- _Material shown_:
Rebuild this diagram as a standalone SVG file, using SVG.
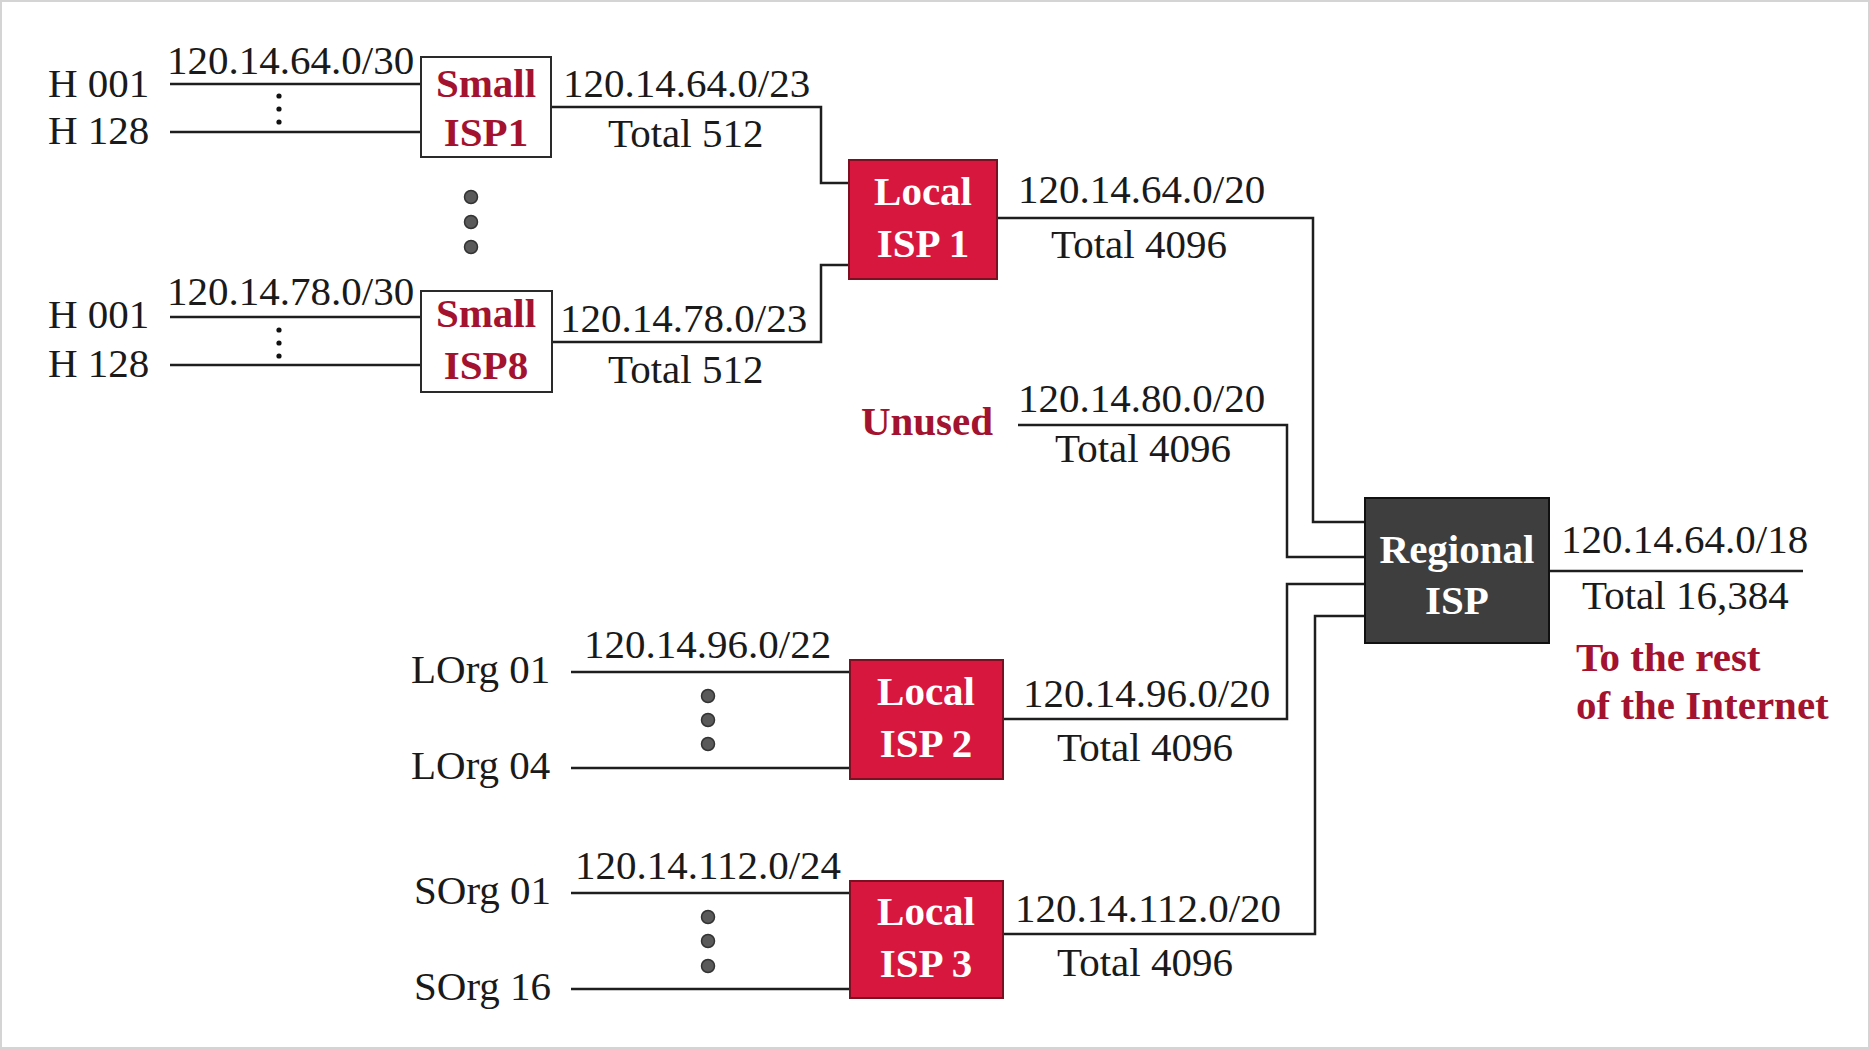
<svg xmlns="http://www.w3.org/2000/svg" width="1870" height="1049" viewBox="0 0 1870 1049">
<style>
.t{font-family:"Liberation Serif","Times New Roman",serif;font-size:41px;fill:#1a1a1a}
.b{font-family:"Liberation Serif","Times New Roman",serif;font-size:41px;font-weight:bold;text-anchor:middle}
.red{fill:#a3122e}
.w{fill:#ffffff}
.ln{fill:none;stroke:#1e1e1e;stroke-width:2.5}
.small{fill:#ffffff;stroke:#2a2a2a;stroke-width:2}
.local{fill:#d8173f;stroke:#7a1022;stroke-width:2}
.reg{fill:#3e3e3e;stroke:#111;stroke-width:2}
.bd{fill:#5a5a5a;stroke:#333;stroke-width:1.5}
.sd{fill:#111}
</style>
<rect x="1" y="1" width="1868" height="1047" fill="#ffffff" stroke="#d4d4d4" stroke-width="2"/>

<g id="connectors">
<path class="ln" d="M170 84H421"/>
<path class="ln" d="M170 132H421"/>
<path class="ln" d="M170 317H421"/>
<path class="ln" d="M170 365H421"/>
<path class="ln" d="M551 107H821V183H849"/>
<path class="ln" d="M552 342H821V265H849"/>
<path class="ln" d="M571 672H850"/>
<path class="ln" d="M571 768H850"/>
<path class="ln" d="M571 893H850"/>
<path class="ln" d="M571 989H850"/>
<path class="ln" d="M997 218H1313V522H1365"/>
<path class="ln" d="M1018 425H1287V557H1365"/>
<path class="ln" d="M1003 719H1287V584H1365"/>
<path class="ln" d="M1003 934H1315V616H1365"/>
<path class="ln" d="M1549 571H1803"/>
</g>

<g id="hosts1">
<text class="t" x="48" y="97">H 001</text>
<text class="t" x="48" y="144">H 128</text>
<text class="t" x="167" y="74">120.14.64.0/30</text>
<circle class="sd" cx="279" cy="96" r="2.6"/>
<circle class="sd" cx="279" cy="109" r="2.6"/>
<circle class="sd" cx="279" cy="122" r="2.6"/>
</g>

<g id="hosts8">
<text class="t" x="48" y="328">H 001</text>
<text class="t" x="48" y="377">H 128</text>
<text class="t" x="167" y="305">120.14.78.0/30</text>
<circle class="sd" cx="279" cy="330" r="2.6"/>
<circle class="sd" cx="279" cy="343" r="2.6"/>
<circle class="sd" cx="279" cy="356" r="2.6"/>
</g>

<g id="small-isp1">
<rect class="small" x="421" y="57" width="130" height="100"/>
<text class="b red" x="486" y="97">Small</text>
<text class="b red" x="486" y="146">ISP1</text>
<text class="t" x="563" y="97">120.14.64.0/23</text>
<text class="t" x="608" y="147">Total 512</text>
</g>

<g id="more-small-isps">
<circle class="bd" cx="471" cy="197" r="6.5"/>
<circle class="bd" cx="471" cy="222" r="6.5"/>
<circle class="bd" cx="471" cy="247" r="6.5"/>
</g>

<g id="small-isp8">
<rect class="small" x="421" y="291" width="131" height="101"/>
<text class="b red" x="486" y="327">Small</text>
<text class="b red" x="486" y="379">ISP8</text>
<text class="t" x="560" y="332">120.14.78.0/23</text>
<text class="t" x="608" y="383">Total 512</text>
</g>

<g id="local-isp1">
<rect class="local" x="849" y="160" width="148" height="119"/>
<text class="b w" x="923" y="205">Local</text>
<text class="b w" x="923" y="257">ISP 1</text>
<text class="t" x="1018" y="203">120.14.64.0/20</text>
<text class="t" x="1051" y="258">Total 4096</text>
</g>

<g id="unused">
<text class="b red" x="927" y="435">Unused</text>
<text class="t" x="1018" y="412">120.14.80.0/20</text>
<text class="t" x="1055" y="462">Total 4096</text>
</g>

<g id="regional-isp">
<rect class="reg" x="1365" y="498" width="184" height="145"/>
<text class="b w" x="1457" y="563">Regional</text>
<text class="b w" x="1457" y="614">ISP</text>
<text class="t" x="1561" y="553">120.14.64.0/18</text>
<text class="t" x="1582" y="609">Total 16,384</text>
<text class="b red" x="1576" y="671" style="text-anchor:start">To the rest</text>
<text class="b red" x="1576" y="719" style="text-anchor:start">of the Internet</text>
</g>

<g id="large-orgs">
<text class="t" x="411" y="683">LOrg 01</text>
<text class="t" x="411" y="779">LOrg 04</text>
<text class="t" x="584" y="658">120.14.96.0/22</text>
<circle class="bd" cx="708" cy="696" r="6.5"/>
<circle class="bd" cx="708" cy="720" r="6.5"/>
<circle class="bd" cx="708" cy="744" r="6.5"/>
</g>

<g id="local-isp2">
<rect class="local" x="850" y="660" width="153" height="119"/>
<text class="b w" x="926" y="705">Local</text>
<text class="b w" x="926" y="757">ISP 2</text>
<text class="t" x="1023" y="707">120.14.96.0/20</text>
<text class="t" x="1057" y="761">Total 4096</text>
</g>

<g id="small-orgs">
<text class="t" x="414" y="904">SOrg 01</text>
<text class="t" x="414" y="1000">SOrg 16</text>
<text class="t" x="575" y="879">120.14.112.0/24</text>
<circle class="bd" cx="708" cy="917" r="6.5"/>
<circle class="bd" cx="708" cy="941" r="6.5"/>
<circle class="bd" cx="708" cy="966" r="6.5"/>
</g>

<g id="local-isp3">
<rect class="local" x="850" y="881" width="153" height="117"/>
<text class="b w" x="926" y="925">Local</text>
<text class="b w" x="926" y="977">ISP 3</text>
<text class="t" x="1015" y="922">120.14.112.0/20</text>
<text class="t" x="1057" y="976">Total 4096</text>
</g>
</svg>
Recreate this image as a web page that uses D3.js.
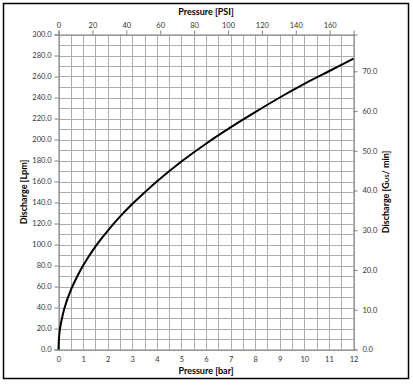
<!DOCTYPE html>
<html><head><meta charset="utf-8">
<script src="https://cdn.jsdelivr.net/npm/d3@7"></script>
<style>
html,body{margin:0;padding:0;background:#fff;}
svg text{font-family:Lato,"Open Sans",sans-serif;}
</style></head>
<body><svg id="c" width="413" height="385"></svg>
<script>
// Data
const pressureBar = [0, 0.02, 0.05, 0.1, 0.25, 0.5, 0.75, 1, 1.5, 2, 2.5, 3, 3.5, 4, 5, 6, 7, 8, 9, 10, 11, 12];
const dischargeLpm = [0, 11, 18, 25, 40, 56.5, 69, 80, 98, 113, 126.5, 138.5, 149.5, 160, 179, 196, 211.5, 226, 240, 253, 265, 277];
const barTicks = [0,1,2,3,4,5,6,7,8,9,10,11,12];
const psiTicks = [0,20,40,60,80,100,120,140,160];
const lpmTicks = [0,20,40,60,80,100,120,140,160,180,200,220,240,260,280,300];
const gpmTicks = [0,10,20,30,40,50,60,70];
const LPM_PER_GAL = 3.785;
const PSI_PER_BAR = 14.5038;

const svg = d3.select("#c");
const m = {l:58.5, r:353.5, t:34.5, b:349.5};

svg.append("rect").attr("x",3.5).attr("y",3.5).attr("width",405).attr("height",375)
  .attr("fill","#fff").attr("stroke","#000").attr("stroke-width",1.5);

const x = d3.scaleLinear().domain([0,12]).range([m.l,m.r]);
const xPsi = d3.scaleLinear().domain([0,12*PSI_PER_BAR]).range([m.l,m.r]);
const y = d3.scaleLinear().domain([0,300]).range([m.b,m.t]);
const yG = d3.scaleLinear().domain([0,300/LPM_PER_GAL]).range([m.b,m.t]);

const g = svg.append("g");
const vgrid = d3.range(0, 12.01, 0.5);
const hgrid = d3.range(0, 300.1, 10);
g.selectAll(".vg").data(vgrid).join("line")
  .attr("x1",d=>Math.round(x(d))+0.5).attr("x2",d=>Math.round(x(d))+0.5)
  .attr("y1",m.t).attr("y2",m.b).attr("stroke","#acacac").attr("stroke-width",1);
g.selectAll(".hg").data(hgrid).join("line")
  .attr("y1",d=>Math.round(y(d))+0.5).attr("y2",d=>Math.round(y(d))+0.5)
  .attr("x1",m.l).attr("x2",m.r).attr("stroke","#acacac").attr("stroke-width",1);

const fmt1 = d3.format(".1f");
const tickCol = "#333";
function styleAxis(sel){
  sel.select(".domain").attr("stroke","#808080");
  sel.selectAll(".tick line").attr("stroke","#808080");
  sel.selectAll(".tick text").attr("fill",tickCol).style("font-size","7.5px");
}
svg.append("g").attr("transform",`translate(${m.l},0)`)
  .call(d3.axisLeft(y).tickValues(lpmTicks).tickFormat(fmt1).tickSize(4).tickPadding(3))
  .call(styleAxis);
svg.append("g").attr("transform",`translate(${m.r},0)`)
  .call(d3.axisRight(yG).tickValues(gpmTicks).tickFormat(fmt1).tickSize(4).tickPadding(5))
  .call(styleAxis);
svg.append("g").attr("transform",`translate(0,${m.b})`)
  .call(d3.axisBottom(x).tickValues(barTicks).tickFormat(d3.format("d")).tickSize(0).tickPadding(7))
  .call(styleAxis);
svg.append("g").attr("transform",`translate(0,${m.t})`)
  .call(d3.axisTop(xPsi).tickValues(psiTicks).tickFormat(d3.format("d")).tickSize(4).tickPadding(3))
  .call(styleAxis);

const pts = pressureBar.map((p,i)=>[p, dischargeLpm[i]]);
svg.append("path").datum(pts)
  .attr("d", d3.line().x(d=>x(d[0])).y(d=>y(d[1])).curve(d3.curveCatmullRom.alpha(0.5)))
  .attr("fill","none").attr("stroke","#000").attr("stroke-width",2);

function title(t, xx, yy, rot){
  return svg.append("text").attr("text-anchor","middle")
    .attr("transform",`translate(${xx},${yy}) rotate(${rot||0})`).text(t)
    .style("font-size","9px").style("font-weight","bold").style("fill","#000");
}
title("Pressure [PSI]", 206, 15);
title("Pressure [bar]", 206, 374);
title("Discharge [Lpm]", 27, 192, -90);
const rt = svg.append("text").attr("text-anchor","middle")
  .attr("transform","translate(389,192) rotate(-90)")
  .style("font-size","9px").style("font-weight","bold");
rt.append("tspan").text("Discharge [G");
rt.append("tspan").text("US").style("font-size","6px");
rt.append("tspan").text("/ min]");
</script></body></html>
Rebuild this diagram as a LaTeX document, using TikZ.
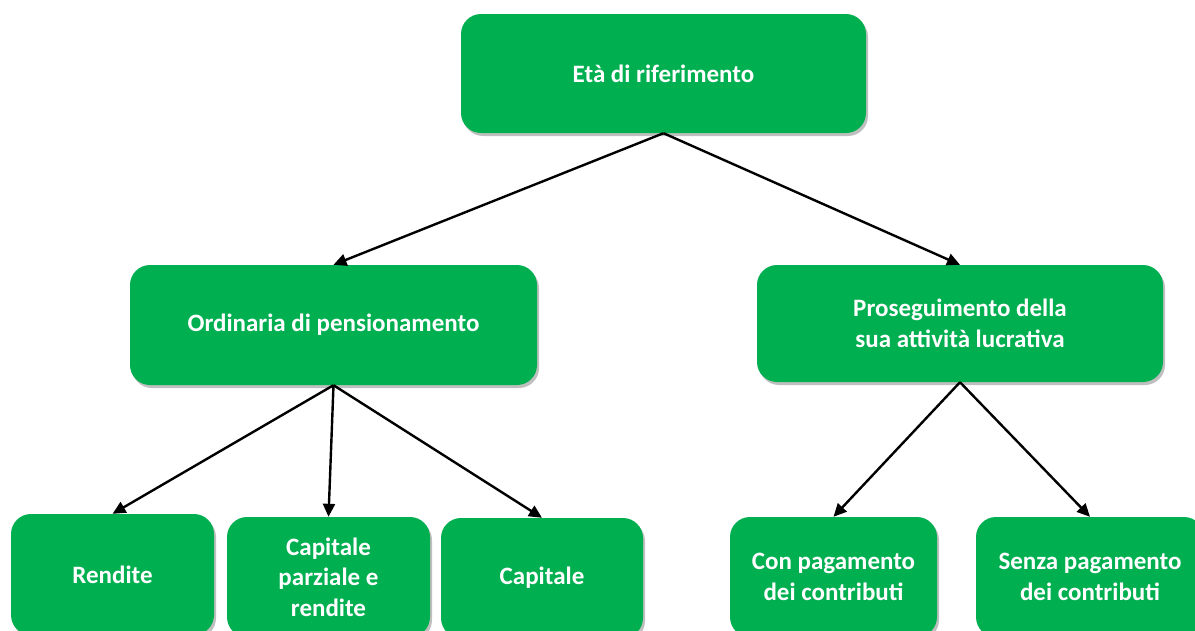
\documentclass[tikz,border=0pt]{standalone}
\usepackage{fontspec}
\setmainfont{Carlito}
\usetikzlibrary{arrows.meta,shadows}
\definecolor{boxgreen}{HTML}{00AF50}
\tikzset{
  box/.style={draw=none, fill=boxgreen, rounded corners=20pt, text=white,
    font=\bfseries\fontsize{25}{30.5}\selectfont, align=center, inner sep=0pt,
    drop shadow={shadow xshift=2pt, shadow yshift=-3pt, opacity=0.25, fill=black}},
  conn/.style={line width=2.4pt, draw=black, -{Triangle[length=13pt,width=12pt]}}
}
\begin{document}
\begin{tikzpicture}[x=1pt,y=-1pt]
\useasboundingbox (0,0) rectangle (1195,630);
\begin{scope}
\clip (0,0) rectangle (1195,630);
\node[box, minimum width=405pt, minimum height=119pt] (top) at (663.5,73.5) {Età di riferimento};
\node[box, minimum width=407pt, minimum height=120pt] (ord) at (333.5,325) {Ordinaria di pensionamento};
\node[box, minimum width=406pt, minimum height=117pt] (pro) at (960,323.5) {Proseguimento della\\sua attività lucrativa};
\node[box, minimum width=203pt, minimum height=121pt] (ren) at (112.5,574.5) {Rendite};
\node[box, minimum width=203pt, minimum height=120pt] (cpr) at (328.5,577) {Capitale\\parziale e\\rendite};
\node[box, minimum width=202pt, minimum height=120pt] (cap) at (542,578) {Capitale};
\node[box, minimum width=207pt, minimum height=120pt] (con) at (833.5,577) {Con pagamento\\dei contributi};
\node[box, minimum width=228pt, minimum height=120pt] (sen) at (1090,577) {Senza pagamento\\dei contributi};
\end{scope}
\draw[conn] (top.south) -- (ord.north);
\draw[conn] (top.south) -- (pro.north);
\draw[conn] (ord.south) -- (ren.north);
\draw[conn] (ord.south) -- (cpr.north);
\draw[conn] (ord.south) -- (cap.north);
\draw[conn] (pro.south) -- (con.north);
\draw[conn] (pro.south) -- (sen.north);
\end{tikzpicture}
\end{document}
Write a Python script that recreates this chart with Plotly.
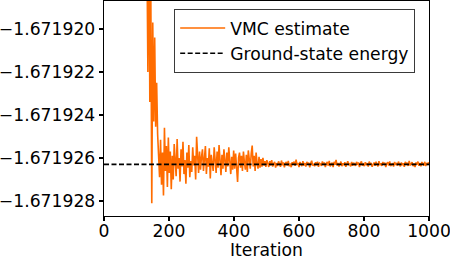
import plotly.graph_objects as go

# Ground-state energy (reference line)
ground_state_energy = -1.6719263

# VMC estimate: one value every 3 iterations, stored as offsets from the
# ground-state energy in units of 1e-8.
iterations = list(range(0, 1000, 3))

vmc_offset_1e8 = [
    # iterations 0..129 (above the visible range)
    61000, 42000, 35500, 27800, 23900, 19100, 16400, 14800, 12300, 10900,
    9800, 8700, 7600, 7100, 6300, 5900, 5200, 4800, 4500, 4100,
    3800, 3500, 3300, 3050, 2800, 2650, 2450, 2300, 2150, 2000,
    1900, 1780, 1690, 1600, 1500, 1430, 1360, 1300, 1240, 1180,
    1120, 1060, 1010, 960,
    # 132..207
    1000, 430, 1250, 290, 820, -181, 660, 200, 590, 175,
    380, 140, 30, -60, 115, -95, 55, -145, 170, -30,
    85, -105, 125, -40, 60, -115,
    # 210..300
    40, -70, 95, 10, -55, 118, -20, 30, -80, 70,
    -10, 105, -45, 20, -90, 55, -15, 90, -60, 15,
    -35, 80, -5, 40, -70, 128, 5, -40, 60, -25,
    35,
    # 303..399
    70, -30, 15, 85, -45, 30, -10, 75, -65, 45,
    5, -30, 80, 20, -40, 60, -15, 90, 10, -50,
    45, -20, 70, 0, -35, 55, -10, 80, 25, -45,
    35, -25, 65,
    # 402..501
    -20, 50, -40, -82, 30, 55, -15, 40, -30, 60,
    10, -25, 45, -35, 65, 15, -20, 50, 88, -10,
    40, -30, 55, 5, -20, 35, -15, 25, -10, 30,
    -5, 15, -12, 20,
    # 504..999
    8, -12, 15, -5, 20, -10, 3, 12, -15, 6,
    -8, 14, 2, -11, 18, -4, 9, -14, 5, 11,
    -6, 16, -9, 4, -13, 10, 1, 13, -7, 22,
    -3, 7, -12, 11, 0, -8, 15, -5, 6, -10,
    12, -2, 8, -14, 5, 17, -6, 3, -9, 10,
    -4, 13, -11, 6, 2, -7, 14, -3, 9, -12,
    4, 11, -6, 16, -9, 1, 8, -13, 12, -2,
    21, -5, 7, -10, 3, 13, -8, 5, -4, 10,
    -11, 6, 15, -3, 2, -9, 11, -6, 8, 0,
    -7, 12, -2, 9, -12, 4, 14, -5, 1, -8,
    10, -3, 6, -10, 13, -1, 7, -11, 3, 9,
    -6, 12, 0, -9, 15, -4, 5, -7, 11, -2,
    8, -12, 4, 10, -5, 14, -8, 2, 6, -10,
    11, -3, 7, -6, 13, 1, -9, 9, -4, 5,
    -11, 12, -2, 8, -7, 16, -5, 3, 10, -8,
    4, -12, 9, -1, 13, -6, 6, -9, 11, 2,
    -5, 12, -8, 7, -3, 10,
]

x_ticks = [0, 200, 400, 600, 800, 1000]
y_ticks = [-1.671928, -1.671926, -1.671924, -1.671922, -1.671920]
y_tick_labels = ["\u22121.671928", "\u22121.671926", "\u22121.671924",
                 "\u22121.671922", "\u22121.671920"]

vmc_energy = [ground_state_energy + v * 1e-8 for v in vmc_offset_1e8]

FONT = "DejaVu Sans"
FS = 17.2

fig = go.Figure()
fig.add_trace(go.Scatter(
    x=iterations[:len(vmc_energy)], y=vmc_energy, mode="lines",
    name="VMC estimate",
    line=dict(color="#ff6c00", width=1.6),
))
fig.add_trace(go.Scatter(
    x=[0, 1000], y=[ground_state_energy, ground_state_energy], mode="lines",
    name="Ground-state energy",
    line=dict(color="black", width=1.6, dash="5px,2.5px"),
))

fig.update_layout(
    width=450, height=260,
    margin=dict(l=104, r=21, t=1, b=44, pad=0),
    paper_bgcolor="white", plot_bgcolor="white",
    font=dict(family=FONT, size=FS, color="black"),
    showlegend=True,
    legend=dict(
        x=0.215, y=0.963, xanchor="left", yanchor="top",
        bgcolor="white", bordercolor="#3a3a3a", borderwidth=1.3,
        font=dict(family=FONT, size=FS, color="black"),
        tracegroupgap=0, itemwidth=45,
    ),
)
fig.update_xaxes(
    range=[0, 1000], tickvals=x_ticks, ticktext=[str(t) for t in x_ticks],
    ticks="outside", ticklen=4, tickwidth=1.3, tickcolor="black",
    showline=True, linecolor="black", linewidth=1.3, mirror=True,
    showgrid=False, zeroline=False, automargin=False,
    ticklabeloverflow="allow", ticklabelstandoff=-5,
    title=dict(text="Iteration", font=dict(family=FONT, size=FS), standoff=0),
    tickfont=dict(family=FONT, size=FS, color="black"),
)
fig.update_yaxes(
    range=[-1.6719287, -1.6719187], tickvals=y_ticks, ticktext=y_tick_labels,
    ticks="outside", ticklen=4, tickwidth=1.3, tickcolor="black",
    showline=True, linecolor="black", linewidth=1.3, mirror=True,
    showgrid=False, zeroline=False, automargin=False,
    ticklabeloverflow="allow",
    tickfont=dict(family=FONT, size=FS, color="black"),
)

fig.write_html(
    "out.html",
    config={"displayModeBar": False, "staticPlot": True},
    post_script="document.body.style.margin='0';document.body.style.overflow='hidden';",
)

- _What you are asked to do_:
Looking at the data above, show all lines where the word "this" occurs.

- _Exercise answer_:
Rebuild this diagram as a standalone SVG file, using SVG.
Recreate this image as a web page that uses D3.js.
Rebuild this diagram as a LaTeX document, using TikZ.
Write a Python script that recreates this chart with Plotly.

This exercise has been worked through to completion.